▶ [What the exercise asks]: Copy everything in the data below exactly except the pictures.

▶ [Available records]:
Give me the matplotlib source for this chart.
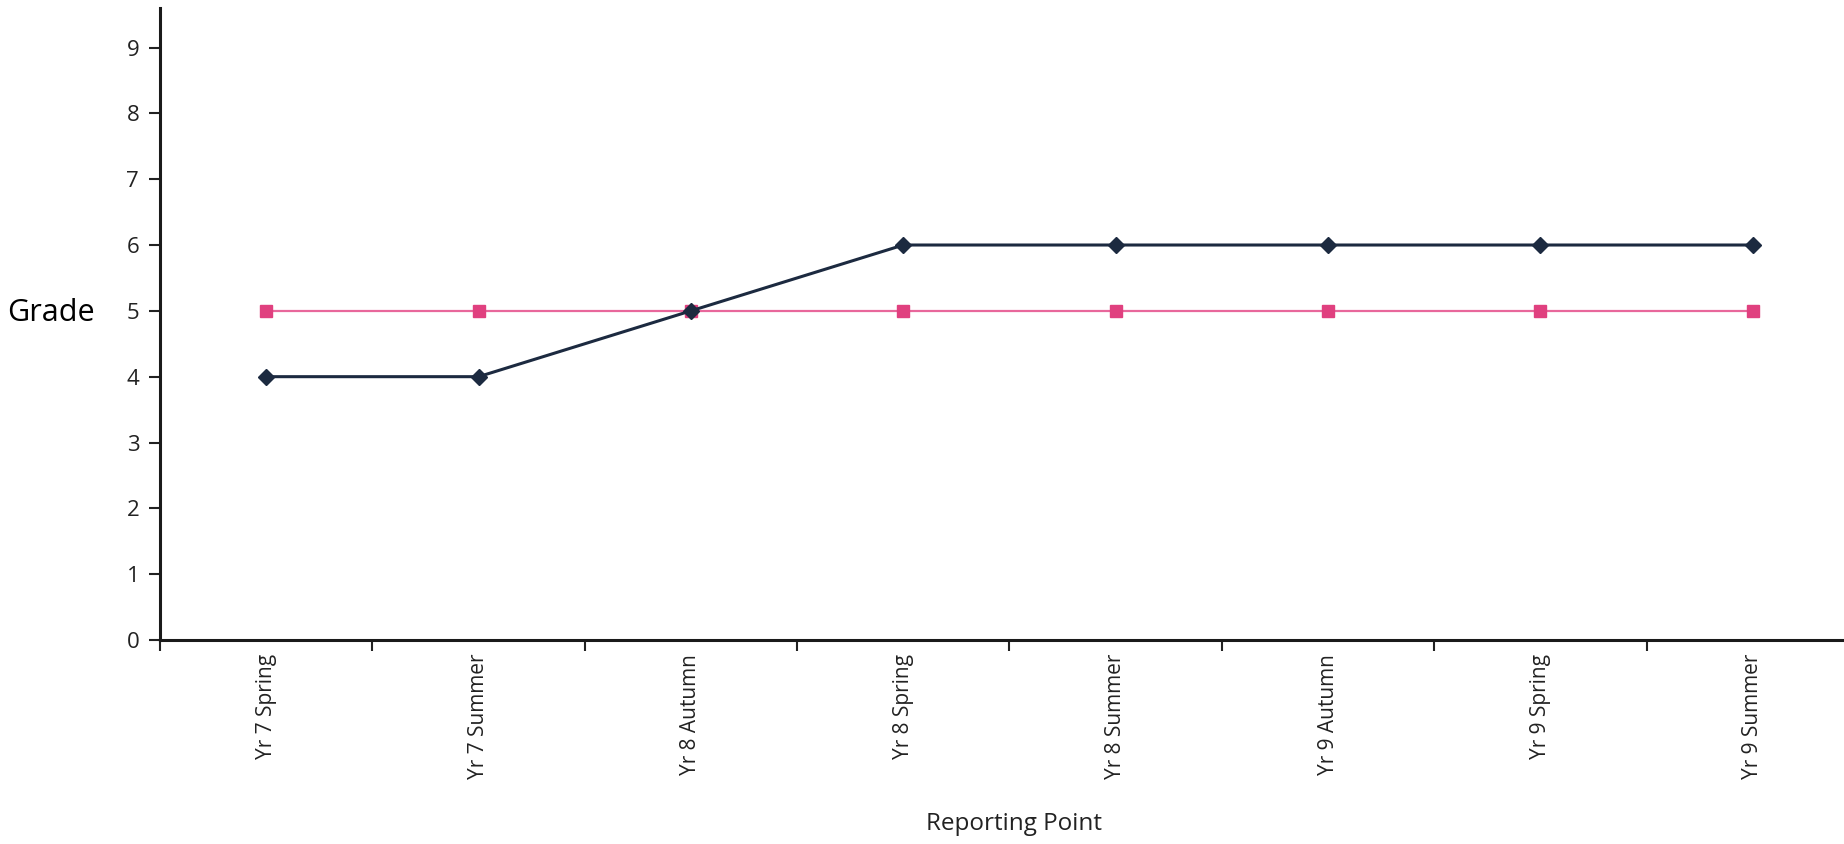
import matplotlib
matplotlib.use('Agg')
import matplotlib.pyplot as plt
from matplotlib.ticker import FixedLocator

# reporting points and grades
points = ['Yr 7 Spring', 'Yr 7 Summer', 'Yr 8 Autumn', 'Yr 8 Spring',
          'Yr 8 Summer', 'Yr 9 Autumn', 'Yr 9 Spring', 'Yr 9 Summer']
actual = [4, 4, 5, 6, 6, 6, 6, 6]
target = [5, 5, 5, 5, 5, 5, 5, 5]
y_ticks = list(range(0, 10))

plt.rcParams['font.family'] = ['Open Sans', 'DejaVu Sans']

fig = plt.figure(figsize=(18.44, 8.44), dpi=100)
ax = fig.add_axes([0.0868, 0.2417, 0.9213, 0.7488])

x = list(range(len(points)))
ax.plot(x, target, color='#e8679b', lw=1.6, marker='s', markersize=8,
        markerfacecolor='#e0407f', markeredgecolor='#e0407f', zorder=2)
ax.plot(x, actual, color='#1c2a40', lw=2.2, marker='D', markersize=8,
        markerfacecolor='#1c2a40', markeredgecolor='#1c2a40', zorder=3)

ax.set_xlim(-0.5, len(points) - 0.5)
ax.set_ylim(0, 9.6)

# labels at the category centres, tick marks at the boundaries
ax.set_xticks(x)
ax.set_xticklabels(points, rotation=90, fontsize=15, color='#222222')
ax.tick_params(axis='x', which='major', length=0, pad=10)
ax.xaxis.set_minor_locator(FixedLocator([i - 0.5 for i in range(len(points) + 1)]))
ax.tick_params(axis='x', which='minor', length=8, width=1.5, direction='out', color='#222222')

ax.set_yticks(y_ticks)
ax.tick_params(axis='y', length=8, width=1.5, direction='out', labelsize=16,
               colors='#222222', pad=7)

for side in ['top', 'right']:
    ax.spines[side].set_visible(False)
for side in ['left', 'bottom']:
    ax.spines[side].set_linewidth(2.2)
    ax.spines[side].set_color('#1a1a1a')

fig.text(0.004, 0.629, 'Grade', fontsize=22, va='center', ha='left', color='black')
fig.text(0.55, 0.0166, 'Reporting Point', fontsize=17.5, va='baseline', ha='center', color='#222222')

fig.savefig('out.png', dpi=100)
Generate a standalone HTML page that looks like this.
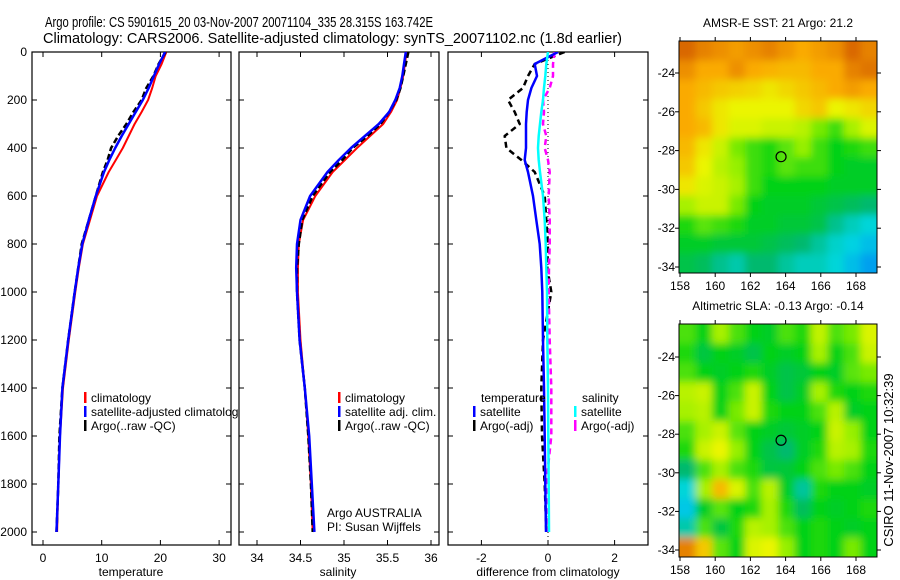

▶ [Answer to this exercise]:
Give me the matplotlib source for this chart.
import matplotlib
matplotlib.use('Agg')
import matplotlib.pyplot as plt
from matplotlib.ticker import FixedLocator

# reporting points and grades
points = ['Yr 7 Spring', 'Yr 7 Summer', 'Yr 8 Autumn', 'Yr 8 Spring',
          'Yr 8 Summer', 'Yr 9 Autumn', 'Yr 9 Spring', 'Yr 9 Summer']
actual = [4, 4, 5, 6, 6, 6, 6, 6]
target = [5, 5, 5, 5, 5, 5, 5, 5]
y_ticks = list(range(0, 10))

plt.rcParams['font.family'] = ['Open Sans', 'DejaVu Sans']

fig = plt.figure(figsize=(18.44, 8.44), dpi=100)
ax = fig.add_axes([0.0868, 0.2417, 0.9213, 0.7488])

x = list(range(len(points)))
ax.plot(x, target, color='#e8679b', lw=1.6, marker='s', markersize=8,
        markerfacecolor='#e0407f', markeredgecolor='#e0407f', zorder=2)
ax.plot(x, actual, color='#1c2a40', lw=2.2, marker='D', markersize=8,
        markerfacecolor='#1c2a40', markeredgecolor='#1c2a40', zorder=3)

ax.set_xlim(-0.5, len(points) - 0.5)
ax.set_ylim(0, 9.6)

# labels at the category centres, tick marks at the boundaries
ax.set_xticks(x)
ax.set_xticklabels(points, rotation=90, fontsize=15, color='#222222')
ax.tick_params(axis='x', which='major', length=0, pad=10)
ax.xaxis.set_minor_locator(FixedLocator([i - 0.5 for i in range(len(points) + 1)]))
ax.tick_params(axis='x', which='minor', length=8, width=1.5, direction='out', color='#222222')

ax.set_yticks(y_ticks)
ax.tick_params(axis='y', length=8, width=1.5, direction='out', labelsize=16,
               colors='#222222', pad=7)

for side in ['top', 'right']:
    ax.spines[side].set_visible(False)
for side in ['left', 'bottom']:
    ax.spines[side].set_linewidth(2.2)
    ax.spines[side].set_color('#1a1a1a')

fig.text(0.004, 0.629, 'Grade', fontsize=22, va='center', ha='left', color='black')
fig.text(0.55, 0.0166, 'Reporting Point', fontsize=17.5, va='baseline', ha='center', color='#222222')

fig.savefig('out.png', dpi=100)
Generate a standalone HTML page that looks like this.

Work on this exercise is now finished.